Pracować nad książką przynajmniej 4 dni w tygodniu
No i się rzekło. Tak, zaczęłam pisać książkę, ale jest to powieść a nie żadem specjalistyczny poradnik napisany przez blogerkę. Jest więc całkiem spora szansa, że przeczyta to tylko moja mama i Edwin. Wychodzą tu wszystkie moje kompleksy i to, że nie jestem J. K. Rowling. Z drugiej strony…są autorzy (już bez nazwisk tu), których czytanie aż boli, a mimo to ludzie kupowali i czytali ich twory, więc w sumie…czemu nie spróbować. Ostatecznie zbiorę złe recenzje i tyle.

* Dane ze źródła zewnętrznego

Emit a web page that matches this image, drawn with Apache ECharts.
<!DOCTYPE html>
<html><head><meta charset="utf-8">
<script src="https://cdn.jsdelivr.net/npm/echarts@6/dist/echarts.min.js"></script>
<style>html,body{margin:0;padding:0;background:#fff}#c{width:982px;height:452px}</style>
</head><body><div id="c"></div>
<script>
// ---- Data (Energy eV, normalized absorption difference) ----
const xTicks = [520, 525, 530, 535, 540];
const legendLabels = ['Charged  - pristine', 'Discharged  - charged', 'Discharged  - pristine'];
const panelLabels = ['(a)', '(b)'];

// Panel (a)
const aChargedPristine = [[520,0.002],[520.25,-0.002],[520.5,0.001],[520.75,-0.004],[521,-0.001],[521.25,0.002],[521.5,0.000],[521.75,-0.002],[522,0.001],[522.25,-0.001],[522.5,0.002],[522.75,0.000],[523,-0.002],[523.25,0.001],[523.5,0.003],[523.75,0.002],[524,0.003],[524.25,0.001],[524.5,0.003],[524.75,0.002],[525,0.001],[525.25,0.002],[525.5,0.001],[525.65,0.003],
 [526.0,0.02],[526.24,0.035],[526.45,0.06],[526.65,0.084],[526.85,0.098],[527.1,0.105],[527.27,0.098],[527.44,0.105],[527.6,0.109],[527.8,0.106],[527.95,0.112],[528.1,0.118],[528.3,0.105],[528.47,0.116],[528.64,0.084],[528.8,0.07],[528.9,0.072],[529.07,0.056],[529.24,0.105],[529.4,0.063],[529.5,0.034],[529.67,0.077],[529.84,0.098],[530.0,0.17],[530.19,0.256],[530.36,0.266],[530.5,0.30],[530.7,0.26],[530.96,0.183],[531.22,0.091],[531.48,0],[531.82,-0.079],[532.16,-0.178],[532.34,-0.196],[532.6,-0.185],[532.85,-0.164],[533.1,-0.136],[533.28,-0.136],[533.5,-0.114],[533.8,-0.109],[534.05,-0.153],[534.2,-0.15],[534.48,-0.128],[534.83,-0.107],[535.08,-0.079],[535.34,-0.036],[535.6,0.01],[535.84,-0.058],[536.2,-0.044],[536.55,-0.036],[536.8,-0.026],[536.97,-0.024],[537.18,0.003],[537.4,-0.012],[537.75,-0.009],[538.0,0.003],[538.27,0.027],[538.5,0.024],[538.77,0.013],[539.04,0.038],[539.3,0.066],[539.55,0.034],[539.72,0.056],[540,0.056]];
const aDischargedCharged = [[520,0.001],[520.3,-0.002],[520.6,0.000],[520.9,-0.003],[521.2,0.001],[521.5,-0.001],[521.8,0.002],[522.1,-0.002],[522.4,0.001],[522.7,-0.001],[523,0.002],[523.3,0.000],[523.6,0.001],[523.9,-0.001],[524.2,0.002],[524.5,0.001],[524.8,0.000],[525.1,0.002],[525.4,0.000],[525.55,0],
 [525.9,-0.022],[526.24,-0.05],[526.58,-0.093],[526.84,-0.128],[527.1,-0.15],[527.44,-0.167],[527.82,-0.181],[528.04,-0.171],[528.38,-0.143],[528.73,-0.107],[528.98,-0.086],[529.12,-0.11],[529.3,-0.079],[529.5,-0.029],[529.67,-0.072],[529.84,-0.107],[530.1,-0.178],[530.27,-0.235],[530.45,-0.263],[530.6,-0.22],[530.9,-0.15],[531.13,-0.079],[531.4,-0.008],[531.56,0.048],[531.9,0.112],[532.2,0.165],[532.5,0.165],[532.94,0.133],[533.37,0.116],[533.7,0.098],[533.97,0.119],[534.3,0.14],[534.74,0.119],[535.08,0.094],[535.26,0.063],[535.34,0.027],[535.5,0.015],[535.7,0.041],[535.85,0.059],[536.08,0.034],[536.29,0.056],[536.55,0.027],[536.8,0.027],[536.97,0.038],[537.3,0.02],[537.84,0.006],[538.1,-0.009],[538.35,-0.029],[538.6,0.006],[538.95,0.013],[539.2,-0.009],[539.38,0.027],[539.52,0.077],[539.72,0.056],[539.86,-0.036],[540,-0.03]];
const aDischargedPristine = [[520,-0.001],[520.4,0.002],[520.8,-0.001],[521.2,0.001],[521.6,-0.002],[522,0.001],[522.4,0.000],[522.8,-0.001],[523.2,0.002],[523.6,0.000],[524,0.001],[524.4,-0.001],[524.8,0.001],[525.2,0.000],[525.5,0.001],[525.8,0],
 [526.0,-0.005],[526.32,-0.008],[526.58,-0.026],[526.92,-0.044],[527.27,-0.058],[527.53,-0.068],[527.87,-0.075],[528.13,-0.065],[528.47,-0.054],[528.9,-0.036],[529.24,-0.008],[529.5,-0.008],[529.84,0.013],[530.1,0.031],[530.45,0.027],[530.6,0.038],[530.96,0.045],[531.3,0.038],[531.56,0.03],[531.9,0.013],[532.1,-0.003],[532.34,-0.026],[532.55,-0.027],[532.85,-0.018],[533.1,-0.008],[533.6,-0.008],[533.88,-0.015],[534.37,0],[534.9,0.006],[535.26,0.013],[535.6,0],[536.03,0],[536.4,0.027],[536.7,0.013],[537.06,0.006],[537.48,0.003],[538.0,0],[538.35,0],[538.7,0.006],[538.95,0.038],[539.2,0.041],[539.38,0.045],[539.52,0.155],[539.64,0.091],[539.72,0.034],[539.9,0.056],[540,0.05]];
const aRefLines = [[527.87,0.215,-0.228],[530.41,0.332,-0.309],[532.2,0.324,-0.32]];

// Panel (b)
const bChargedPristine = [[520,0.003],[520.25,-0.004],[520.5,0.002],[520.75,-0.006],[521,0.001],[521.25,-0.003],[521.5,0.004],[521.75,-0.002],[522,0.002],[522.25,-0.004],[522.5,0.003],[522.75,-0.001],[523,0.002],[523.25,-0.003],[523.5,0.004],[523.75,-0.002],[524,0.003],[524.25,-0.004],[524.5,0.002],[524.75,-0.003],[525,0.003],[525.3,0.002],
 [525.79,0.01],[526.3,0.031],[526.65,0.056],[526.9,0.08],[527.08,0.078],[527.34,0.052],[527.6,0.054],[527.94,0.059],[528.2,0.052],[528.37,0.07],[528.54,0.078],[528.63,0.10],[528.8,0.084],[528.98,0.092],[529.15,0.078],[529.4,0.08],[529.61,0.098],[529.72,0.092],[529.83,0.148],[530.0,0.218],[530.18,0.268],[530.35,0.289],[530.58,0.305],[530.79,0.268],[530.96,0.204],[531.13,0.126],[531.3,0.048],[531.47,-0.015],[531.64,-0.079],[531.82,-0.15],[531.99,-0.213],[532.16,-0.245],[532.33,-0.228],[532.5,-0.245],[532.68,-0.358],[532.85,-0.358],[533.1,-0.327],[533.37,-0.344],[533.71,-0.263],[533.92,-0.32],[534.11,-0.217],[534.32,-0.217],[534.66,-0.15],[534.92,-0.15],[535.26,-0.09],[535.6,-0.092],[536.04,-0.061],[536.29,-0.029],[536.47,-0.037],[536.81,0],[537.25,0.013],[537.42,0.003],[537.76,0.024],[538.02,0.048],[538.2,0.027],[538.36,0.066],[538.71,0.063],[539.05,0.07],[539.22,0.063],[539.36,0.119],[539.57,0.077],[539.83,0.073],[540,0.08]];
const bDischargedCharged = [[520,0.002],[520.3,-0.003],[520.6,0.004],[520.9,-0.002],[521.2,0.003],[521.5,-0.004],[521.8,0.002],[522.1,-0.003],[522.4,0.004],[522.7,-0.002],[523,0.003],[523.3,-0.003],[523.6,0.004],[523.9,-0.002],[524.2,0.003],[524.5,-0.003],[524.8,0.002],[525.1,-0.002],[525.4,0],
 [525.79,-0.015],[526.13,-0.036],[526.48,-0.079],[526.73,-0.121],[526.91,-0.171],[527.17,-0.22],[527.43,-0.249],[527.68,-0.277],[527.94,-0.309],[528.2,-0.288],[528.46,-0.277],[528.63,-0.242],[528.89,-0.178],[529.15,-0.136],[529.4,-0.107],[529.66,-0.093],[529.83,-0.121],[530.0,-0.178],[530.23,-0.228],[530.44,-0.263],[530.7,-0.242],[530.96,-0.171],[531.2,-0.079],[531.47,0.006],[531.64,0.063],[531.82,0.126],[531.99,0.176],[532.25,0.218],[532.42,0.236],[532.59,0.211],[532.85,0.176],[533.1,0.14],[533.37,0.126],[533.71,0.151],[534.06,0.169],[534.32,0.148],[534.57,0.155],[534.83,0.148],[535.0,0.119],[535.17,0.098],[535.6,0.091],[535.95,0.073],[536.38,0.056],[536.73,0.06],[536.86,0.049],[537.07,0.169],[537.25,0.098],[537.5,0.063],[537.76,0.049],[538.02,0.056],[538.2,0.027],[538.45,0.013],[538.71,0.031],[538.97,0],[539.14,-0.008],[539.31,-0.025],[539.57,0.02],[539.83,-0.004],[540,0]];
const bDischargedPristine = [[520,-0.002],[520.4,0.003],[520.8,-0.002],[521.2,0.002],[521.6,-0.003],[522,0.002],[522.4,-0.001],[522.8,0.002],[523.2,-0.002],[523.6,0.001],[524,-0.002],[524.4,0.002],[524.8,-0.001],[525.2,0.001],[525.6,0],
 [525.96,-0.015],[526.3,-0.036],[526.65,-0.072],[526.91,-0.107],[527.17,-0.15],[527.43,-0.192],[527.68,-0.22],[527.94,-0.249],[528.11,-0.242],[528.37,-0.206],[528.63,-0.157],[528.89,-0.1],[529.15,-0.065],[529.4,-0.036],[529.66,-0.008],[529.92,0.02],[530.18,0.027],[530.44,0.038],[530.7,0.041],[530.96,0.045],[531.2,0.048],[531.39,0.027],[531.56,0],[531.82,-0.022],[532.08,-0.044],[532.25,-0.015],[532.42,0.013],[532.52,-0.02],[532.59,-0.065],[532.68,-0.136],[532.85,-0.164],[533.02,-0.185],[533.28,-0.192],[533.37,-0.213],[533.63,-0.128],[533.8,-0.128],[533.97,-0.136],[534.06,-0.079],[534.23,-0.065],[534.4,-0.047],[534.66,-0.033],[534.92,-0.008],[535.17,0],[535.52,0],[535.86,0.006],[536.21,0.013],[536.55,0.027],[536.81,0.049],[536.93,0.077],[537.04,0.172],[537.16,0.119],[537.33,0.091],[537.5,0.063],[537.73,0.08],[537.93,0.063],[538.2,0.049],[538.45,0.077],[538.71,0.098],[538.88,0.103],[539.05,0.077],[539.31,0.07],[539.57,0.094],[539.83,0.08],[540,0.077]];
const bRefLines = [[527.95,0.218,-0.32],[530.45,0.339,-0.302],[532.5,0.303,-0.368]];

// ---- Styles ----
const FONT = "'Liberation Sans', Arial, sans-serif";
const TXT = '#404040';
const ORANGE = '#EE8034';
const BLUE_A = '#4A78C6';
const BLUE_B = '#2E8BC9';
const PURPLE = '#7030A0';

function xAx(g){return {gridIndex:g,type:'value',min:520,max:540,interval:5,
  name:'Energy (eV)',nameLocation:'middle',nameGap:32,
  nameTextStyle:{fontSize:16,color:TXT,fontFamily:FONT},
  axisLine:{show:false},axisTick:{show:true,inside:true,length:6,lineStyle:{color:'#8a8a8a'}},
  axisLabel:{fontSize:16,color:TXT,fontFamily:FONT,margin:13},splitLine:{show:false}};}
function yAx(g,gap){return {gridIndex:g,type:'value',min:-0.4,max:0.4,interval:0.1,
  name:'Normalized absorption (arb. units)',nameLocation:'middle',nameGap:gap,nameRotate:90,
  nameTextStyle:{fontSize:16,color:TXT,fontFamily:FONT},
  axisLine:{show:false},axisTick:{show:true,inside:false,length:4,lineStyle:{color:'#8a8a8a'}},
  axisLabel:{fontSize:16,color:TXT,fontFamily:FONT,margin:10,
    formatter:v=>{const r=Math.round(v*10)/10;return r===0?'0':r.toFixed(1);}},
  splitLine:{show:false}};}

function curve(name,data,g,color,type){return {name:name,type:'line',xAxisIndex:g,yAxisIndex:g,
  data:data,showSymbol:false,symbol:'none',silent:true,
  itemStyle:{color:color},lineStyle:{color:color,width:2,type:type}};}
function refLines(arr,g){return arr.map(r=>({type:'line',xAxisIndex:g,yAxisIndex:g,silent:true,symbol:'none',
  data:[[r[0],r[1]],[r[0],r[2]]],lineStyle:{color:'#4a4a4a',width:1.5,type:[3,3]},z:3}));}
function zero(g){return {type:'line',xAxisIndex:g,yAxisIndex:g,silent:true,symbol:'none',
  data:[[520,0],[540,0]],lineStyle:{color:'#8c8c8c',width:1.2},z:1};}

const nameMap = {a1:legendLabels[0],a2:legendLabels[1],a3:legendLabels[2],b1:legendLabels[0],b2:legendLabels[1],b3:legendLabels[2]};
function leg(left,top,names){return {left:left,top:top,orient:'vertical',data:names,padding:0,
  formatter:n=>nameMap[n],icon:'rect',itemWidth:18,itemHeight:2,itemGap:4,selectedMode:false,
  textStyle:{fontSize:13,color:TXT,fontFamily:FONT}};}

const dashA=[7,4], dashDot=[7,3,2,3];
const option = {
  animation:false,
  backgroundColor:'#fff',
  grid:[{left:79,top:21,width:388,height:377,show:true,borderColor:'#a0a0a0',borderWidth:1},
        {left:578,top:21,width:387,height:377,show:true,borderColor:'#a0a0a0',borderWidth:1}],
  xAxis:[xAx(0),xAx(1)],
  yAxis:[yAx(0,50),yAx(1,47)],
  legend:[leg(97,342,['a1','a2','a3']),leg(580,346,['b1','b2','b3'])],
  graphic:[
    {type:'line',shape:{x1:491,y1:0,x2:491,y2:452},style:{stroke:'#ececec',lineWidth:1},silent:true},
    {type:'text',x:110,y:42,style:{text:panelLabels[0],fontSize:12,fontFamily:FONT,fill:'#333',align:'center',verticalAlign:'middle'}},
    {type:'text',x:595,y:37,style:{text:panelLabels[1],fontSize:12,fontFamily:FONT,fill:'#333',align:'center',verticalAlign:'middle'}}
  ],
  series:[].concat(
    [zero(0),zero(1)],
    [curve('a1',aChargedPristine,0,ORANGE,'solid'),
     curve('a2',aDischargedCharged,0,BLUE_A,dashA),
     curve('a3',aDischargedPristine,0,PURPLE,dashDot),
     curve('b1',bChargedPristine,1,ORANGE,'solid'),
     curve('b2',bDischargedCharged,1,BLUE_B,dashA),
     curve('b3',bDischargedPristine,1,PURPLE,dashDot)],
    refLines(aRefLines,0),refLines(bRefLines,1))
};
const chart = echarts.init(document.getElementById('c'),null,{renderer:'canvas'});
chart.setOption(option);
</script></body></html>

Wyjechać na jesienny weekend
Z racji naszej pracy (drukujemy kalendarze ścienne, heloł), raczej nie możemy nigdzie wyjechać w grudniu. Czuję jednak, że zasłużyliśmy na przedłużony weekend i idealny byłby koniec października. Nie mam preferencji co do kierunku – może być Gdańsk, mogą być góry, mogą być Czechy lub Słowacja. Po prostu zdam się na oferty dostępne w wybranym terminie na Booking i Travelist, bo mile widziane miejsce z sauną, żeby wygrzać styrane życiem kości.
Znaleźć pyschoterapeutę na 2020
Jednym z moich big celów na 2020 jest rozpoczęcie psychoterapii. Jeśli chcę to faktycznie zrobić w nadchodzącym roku powinnam już zacząć szukać odpowiedniej osoby, bo terminy, nawet prywatne, są nie z tej ziemii.
Cieszyć się jesienią i zimą
Czyli zamiast marudzić starać się znaleźć w tym urok. Wyjść do lasu na grzyby. Zbierać z dziewczynami kasztany i kolorowe liście. Otoczyć się lampkami, świecami i zrobić pyszną herbatę. Poczytać książkę pod kocem. No i oczywiście nie zapominajmy o świętach! Niektórzy boją się być pierwszymi, którzy włączą All I Want for Christmas – kto powiedział, że w ogóle przestałam tego słuchać?
Wrócić do jogi
Nie mam siły na bardzo męczące treningi, ale zdecydowanie chcę wrócić do jogi.
Wydrukować zdjęcia z wakacji
Pięknie spędziliśmy w tym roku czas w Chorwacji. Pora przenieść zdjęcia z wirtualnego do realnego życia.